The task => Quote every line of the data below as it stands, omitting pictures.

Data extract =>
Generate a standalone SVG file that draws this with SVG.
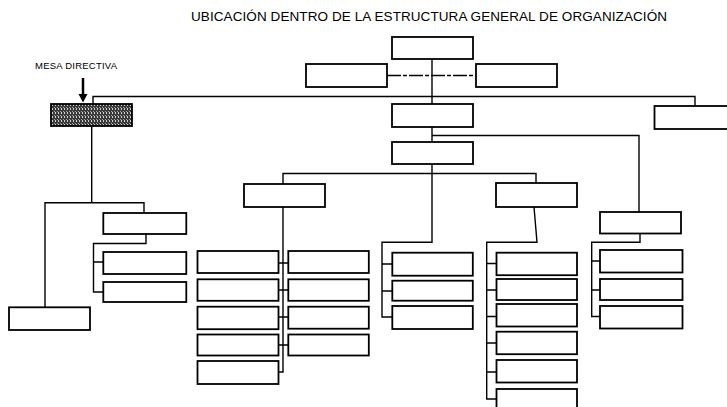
<svg xmlns="http://www.w3.org/2000/svg" width="727" height="407" viewBox="0 0 727 407">
<style>
.box{fill:#fff;stroke:#000;stroke-width:1.8}
.dark{fill:url(#hatch);stroke:#000;stroke-width:1.8}
.con{fill:none;stroke:#000;stroke-width:1.4}
.dash{stroke-dasharray:14 2 4 2}
text{font-family:"Liberation Sans",Arial,sans-serif;fill:#000}
</style>
<defs>
<pattern id="hatch" width="3" height="4" patternUnits="userSpaceOnUse">
<rect width="3" height="4" fill="#3a3a3a"/>
<rect x="1" y="0" width="1" height="2" fill="#d0d0d0"/>
<rect x="0" y="3" width="1" height="1" fill="#a0a0a0"/>
</pattern>
</defs>
<rect width="727" height="407" fill="#fff"/>
<text x="191" y="20.5" font-size="13.5" textLength="476" lengthAdjust="spacing">UBICACIÓN DENTRO DE LA ESTRUCTURA GENERAL DE ORGANIZACIÓN</text>
<g id="label-mesa">
<text x="35" y="69" font-size="9.5" textLength="82" lengthAdjust="spacing">MESA DIRECTIVA</text>
<line x1="83" y1="78" x2="83" y2="95" stroke="#000" stroke-width="2.5"/>
<polygon points="78.5,94 87.5,94 83,102.5" fill="#000"/>
</g>
<g id="connectors">
<path class="con" d="M432 59 V142"/>
<path class="con dash" d="M387 75.5 H476"/>
<path class="con" d="M93 104 V96.5 H695 V106"/>
<path class="con" d="M432 135.5 H639 V212"/>
<path class="con" d="M432 164 V242.3 H382 V317 H392 M382 264 H392 M382 291 H392"/>
<path class="con" d="M283 184 V173.5 H536 V183"/>
<path class="con" d="M91.7 126 V202.7 M45 307.3 V202.7 H144 V213"/>
<path class="con" d="M146 234 V243.5 H93.5 V292 H103 M93.5 262 H103"/>
<path class="con" d="M283 207 V372 H279 M278.7 263 H288.3 M278.7 290 H288.3 M278.7 317 H288.3 M278.7 345 H288.3"/>
<path class="con" d="M534 207 L537 242.3 H486.7 V399 H496.5 M486.7 263.5 H496.5 M486.7 290 H496.5 M486.7 316.5 H496.5 M486.7 343 H496.5 M486.7 372 H496.5"/>
<path class="con" d="M640 233.5 V242.3 H591.7 V316.5 H600 M591.7 261 H600 M591.7 290 H600"/>
</g>
<g id="node-top"><rect class="box" x="392" y="37" width="81" height="22"/></g>
<g id="node-staff-left"><rect class="box" x="306" y="64" width="81" height="23"/></g>
<g id="node-staff-right"><rect class="box" x="476" y="64" width="81" height="23"/></g>
<g id="node-mesa"><rect class="dark" x="51" y="104" width="81" height="22"/></g>
<g id="node-center2"><rect class="box" x="392" y="104" width="81" height="23"/></g>
<g id="node-right-top"><rect class="box" x="654.5" y="106" width="82" height="23"/></g>
<g id="node-center3"><rect class="box" x="392" y="142" width="81" height="22"/></g>
<g id="node-l1"><rect class="box" x="103.3" y="213" width="83" height="21"/></g>
<g id="node-l1a"><rect class="box" x="103.3" y="252" width="83" height="22"/></g>
<g id="node-l1b"><rect class="box" x="103.3" y="282" width="83" height="20"/></g>
<g id="node-l2"><rect class="box" x="9" y="307.3" width="81" height="22.7"/></g>
<g id="node-a"><rect class="box" x="244" y="184" width="81" height="23"/></g>
<g id="node-a-l1"><rect class="box" x="197.5" y="251" width="81" height="22"/></g>
<g id="node-a-l2"><rect class="box" x="197.5" y="279.3" width="81" height="21.5"/></g>
<g id="node-a-l3"><rect class="box" x="197.5" y="306.7" width="81" height="22.5"/></g>
<g id="node-a-l4"><rect class="box" x="197.5" y="334.5" width="81" height="21"/></g>
<g id="node-a-l5"><rect class="box" x="197.5" y="361" width="81" height="23"/></g>
<g id="node-a-r1"><rect class="box" x="288.3" y="251" width="80.5" height="22"/></g>
<g id="node-a-r2"><rect class="box" x="288.3" y="279.3" width="80.5" height="21.5"/></g>
<g id="node-a-r3"><rect class="box" x="288.3" y="306.7" width="80.5" height="22"/></g>
<g id="node-a-r4"><rect class="box" x="288.3" y="334.5" width="80.5" height="21"/></g>
<g id="node-b1"><rect class="box" x="392.3" y="252.7" width="80.5" height="23"/></g>
<g id="node-b2"><rect class="box" x="392.3" y="280.7" width="80.5" height="20"/></g>
<g id="node-b3"><rect class="box" x="392.3" y="306" width="80.5" height="23"/></g>
<g id="node-c"><rect class="box" x="496" y="183" width="81" height="24"/></g>
<g id="node-c1"><rect class="box" x="496.5" y="252.7" width="80.5" height="22.5"/></g>
<g id="node-c2"><rect class="box" x="496.5" y="279" width="80.5" height="21"/></g>
<g id="node-c3"><rect class="box" x="496.5" y="304" width="80.5" height="22.5"/></g>
<g id="node-c4"><rect class="box" x="496.5" y="331.7" width="80.5" height="22.5"/></g>
<g id="node-c5"><rect class="box" x="496.5" y="360" width="80.5" height="22.5"/></g>
<g id="node-c6"><rect class="box" x="496.5" y="389" width="80.5" height="30"/></g>
<g id="node-d"><rect class="box" x="600" y="212" width="81" height="21.5"/></g>
<g id="node-d1"><rect class="box" x="600" y="250" width="82.5" height="22.5"/></g>
<g id="node-d2"><rect class="box" x="600" y="279" width="82.5" height="21"/></g>
<g id="node-d3"><rect class="box" x="600" y="306" width="82.5" height="22.5"/></g>
</svg>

Exercise output =>
Generate a standalone SVG file that draws this with SVG.
<svg xmlns="http://www.w3.org/2000/svg" width="727" height="407" viewBox="0 0 727 407">
<style>
.box{fill:#fff;stroke:#000;stroke-width:1.8}
.dark{fill:url(#hatch);stroke:#000;stroke-width:1.8}
.con{fill:none;stroke:#000;stroke-width:1.4}
.dash{stroke-dasharray:14 2 4 2}
text{font-family:"Liberation Sans",Arial,sans-serif;fill:#000}
</style>
<defs>
<pattern id="hatch" width="3" height="4" patternUnits="userSpaceOnUse">
<rect width="3" height="4" fill="#3a3a3a"/>
<rect x="1" y="0" width="1" height="2" fill="#d0d0d0"/>
<rect x="0" y="3" width="1" height="1" fill="#a0a0a0"/>
</pattern>
</defs>
<rect width="727" height="407" fill="#fff"/>
<text x="191" y="20.5" font-size="13.5" textLength="476" lengthAdjust="spacing">UBICACIÓN DENTRO DE LA ESTRUCTURA GENERAL DE ORGANIZACIÓN</text>
<g id="label-mesa">
<text x="35" y="69" font-size="9.5" textLength="82" lengthAdjust="spacing">MESA DIRECTIVA</text>
<line x1="83" y1="78" x2="83" y2="95" stroke="#000" stroke-width="2.5"/>
<polygon points="78.5,94 87.5,94 83,102.5" fill="#000"/>
</g>
<g id="connectors">
<path class="con" d="M432 59 V142"/>
<path class="con dash" d="M387 75.5 H476"/>
<path class="con" d="M93 104 V96.5 H695 V106"/>
<path class="con" d="M432 135.5 H639 V212"/>
<path class="con" d="M432 164 V242.3 H382 V317 H392 M382 264 H392 M382 291 H392"/>
<path class="con" d="M283 184 V173.5 H536 V183"/>
<path class="con" d="M91.7 126 V202.7 M45 307.3 V202.7 H144 V213"/>
<path class="con" d="M146 234 V243.5 H93.5 V292 H103 M93.5 262 H103"/>
<path class="con" d="M283 207 V372 H279 M278.7 263 H288.3 M278.7 290 H288.3 M278.7 317 H288.3 M278.7 345 H288.3"/>
<path class="con" d="M534 207 L537 242.3 H486.7 V399 H496.5 M486.7 263.5 H496.5 M486.7 290 H496.5 M486.7 316.5 H496.5 M486.7 343 H496.5 M486.7 372 H496.5"/>
<path class="con" d="M640 233.5 V242.3 H591.7 V316.5 H600 M591.7 261 H600 M591.7 290 H600"/>
</g>
<g id="node-top"><rect class="box" x="392" y="37" width="81" height="22"/></g>
<g id="node-staff-left"><rect class="box" x="306" y="64" width="81" height="23"/></g>
<g id="node-staff-right"><rect class="box" x="476" y="64" width="81" height="23"/></g>
<g id="node-mesa"><rect class="dark" x="51" y="104" width="81" height="22"/></g>
<g id="node-center2"><rect class="box" x="392" y="104" width="81" height="23"/></g>
<g id="node-right-top"><rect class="box" x="654.5" y="106" width="82" height="23"/></g>
<g id="node-center3"><rect class="box" x="392" y="142" width="81" height="22"/></g>
<g id="node-l1"><rect class="box" x="103.3" y="213" width="83" height="21"/></g>
<g id="node-l1a"><rect class="box" x="103.3" y="252" width="83" height="22"/></g>
<g id="node-l1b"><rect class="box" x="103.3" y="282" width="83" height="20"/></g>
<g id="node-l2"><rect class="box" x="9" y="307.3" width="81" height="22.7"/></g>
<g id="node-a"><rect class="box" x="244" y="184" width="81" height="23"/></g>
<g id="node-a-l1"><rect class="box" x="197.5" y="251" width="81" height="22"/></g>
<g id="node-a-l2"><rect class="box" x="197.5" y="279.3" width="81" height="21.5"/></g>
<g id="node-a-l3"><rect class="box" x="197.5" y="306.7" width="81" height="22.5"/></g>
<g id="node-a-l4"><rect class="box" x="197.5" y="334.5" width="81" height="21"/></g>
<g id="node-a-l5"><rect class="box" x="197.5" y="361" width="81" height="23"/></g>
<g id="node-a-r1"><rect class="box" x="288.3" y="251" width="80.5" height="22"/></g>
<g id="node-a-r2"><rect class="box" x="288.3" y="279.3" width="80.5" height="21.5"/></g>
<g id="node-a-r3"><rect class="box" x="288.3" y="306.7" width="80.5" height="22"/></g>
<g id="node-a-r4"><rect class="box" x="288.3" y="334.5" width="80.5" height="21"/></g>
<g id="node-b1"><rect class="box" x="392.3" y="252.7" width="80.5" height="23"/></g>
<g id="node-b2"><rect class="box" x="392.3" y="280.7" width="80.5" height="20"/></g>
<g id="node-b3"><rect class="box" x="392.3" y="306" width="80.5" height="23"/></g>
<g id="node-c"><rect class="box" x="496" y="183" width="81" height="24"/></g>
<g id="node-c1"><rect class="box" x="496.5" y="252.7" width="80.5" height="22.5"/></g>
<g id="node-c2"><rect class="box" x="496.5" y="279" width="80.5" height="21"/></g>
<g id="node-c3"><rect class="box" x="496.5" y="304" width="80.5" height="22.5"/></g>
<g id="node-c4"><rect class="box" x="496.5" y="331.7" width="80.5" height="22.5"/></g>
<g id="node-c5"><rect class="box" x="496.5" y="360" width="80.5" height="22.5"/></g>
<g id="node-c6"><rect class="box" x="496.5" y="389" width="80.5" height="30"/></g>
<g id="node-d"><rect class="box" x="600" y="212" width="81" height="21.5"/></g>
<g id="node-d1"><rect class="box" x="600" y="250" width="82.5" height="22.5"/></g>
<g id="node-d2"><rect class="box" x="600" y="279" width="82.5" height="21"/></g>
<g id="node-d3"><rect class="box" x="600" y="306" width="82.5" height="22.5"/></g>
</svg>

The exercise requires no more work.